Programas de milhagem e bônus de cartão de crédito são verdadeiros mecanismos de emissão de moeda. Neste caso, a moeda em questão é usada tão somente para transacionar mais passagens aéreas ou outros produtos à disposição no catálogo do programa.
Nos últimos anos, tem-se observado que os órgãos emissores destas milhas e bônus têm conduzido suas "políticas monetárias" de forma um tanto quanto frouxa, permitindo que a "base monetária" cresça aceleradamente. Os fatores para esta expansão da oferta de milhas e bônus são muitos.
Pelo lado das milhas, a oferta destas tem crescido com o próprio aumento do mercado de transporte aéreo, mas também com os inúmeros convênios que as companhias aéreas fazem entre seus programas de milhagem e outros serviços como aluguel de carros, redes de hotéis e mesmo cartões de crédito. Hoje em dia, nem mais é preciso ter voado uma única vez sequer para obter uma passagem aérea via acúmulo de milhas.
No caso dos bônus, a emissão deste meio de pagamento é atrelada ao dólar. Quanto maior for a conta do cartão de crédito convertida em dólares, mais se ganha bônus. A valorização do real no período recente, portanto, por si só já constitui um fator de expansão de oferta desta moeda. Mas ainda existem agravantes. No início da década, quando a taxa cambial era favorável aos emissores de bônus, os administradores destes programas começaram a flexibilizar suas políticas de emissão quebrando a paridade que até então existia para alguns clientes.
Ou seja, passaram a emitir mais de um bônus por dólar. Não é necessário dizer que estes beneficiados também eram os clientes com potencial de uso mais intensivo do cartão. Isto certamente agravou o efeito da valorização do real descrito acima. Ademais, o cartão de crédito também tem passado por uma escalada de sua base de clientes que certamente contribui para elevação da oferta de bônus.
Qualquer aluno de graduação em economia sabe que um aumento na oferta de moeda significa inflação caso não haja um correspondente aumento no produto total da economia. Não impondo limites à emissão, os administradores destes programas de milhas e bônus provocam tensões inflacionárias em seus mercados. Porém, eles também controlam a produção (bilhetes aéreos, produtos em catálogo) nestes mercados. Neste caso, as opções ao alcance destes programas são:
- Manter os preços expressos em milhas/bônus congelados, mas expandir a oferta de produtos. Uma opção custosa.
- Manter a oferta inalterada, mas aumentar os preços dos produtos. Uma opção impopular.
- Um meio termo entre as duas anteriores: expande-se a oferta via lançamento de novos produtos a preços que já estejam inflacionados.
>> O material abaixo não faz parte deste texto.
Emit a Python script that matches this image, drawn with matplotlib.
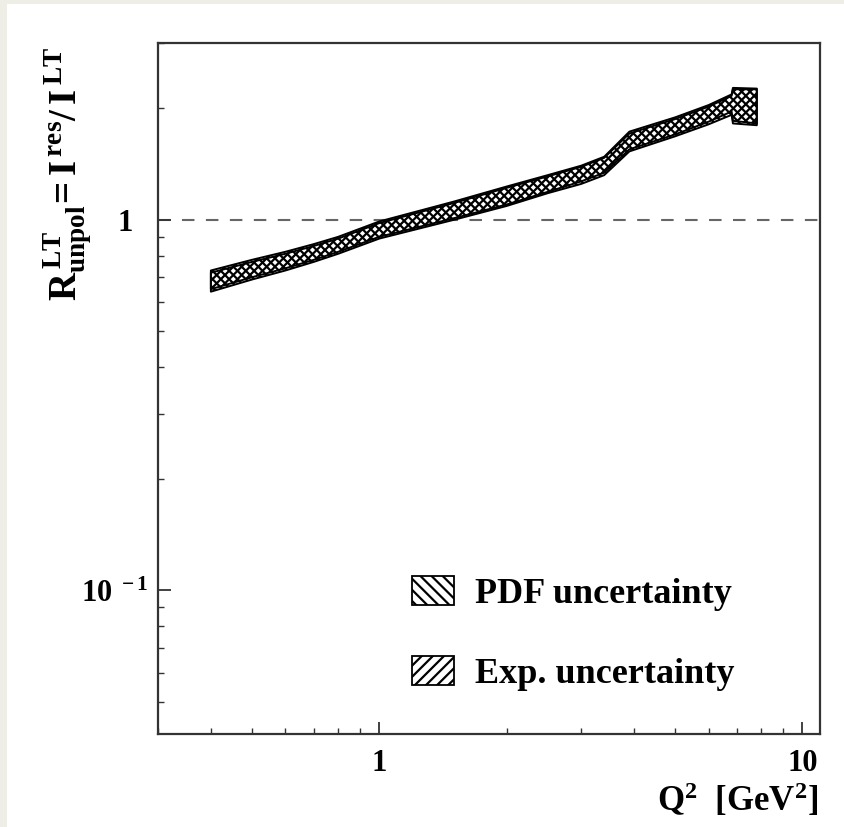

Esta última opção tem sido a adotada pelos programas por justamente maquiar a inflação, ao mesmo tempo que se passa a impressão de a empresa ter feito um agrado a seus clientes ao aumentar as opções de escolha para conversão de milhas e bônus.
Isto tão é verdade que o próprio site InfoMoney, em matéria do dia (17/04), veiculou reportagem sobre promoções de companhias aéreas na qual dizia que a TAM havia expandido seu programa de milhagem oferecendo alguns trechos nacionais por 3.000 milhas ao passo que anteriormente o trecho mais barato para qualquer lugar da América do Sul custava 10.000.
Ótimo! Agora, pode-se obter uma passagem gastando 30% do que se gastava anteriormente. No entanto, uma checagem dos trechos que fazem parte da dita promoção permite constatar que se estas passagens fossem pagas em dinheiro, a relação de preços seria menor que 30%. Ou seja, estas passagens promocionais estão inflacionadas em milhas.
Nunca ninguém reparou que os preços relativos dos produtos nos catálogos de bônus são totalmente distorcidos se comparados com os preços relativos dos mesmos produtos expressos em dinheiro? Eis uma explicação.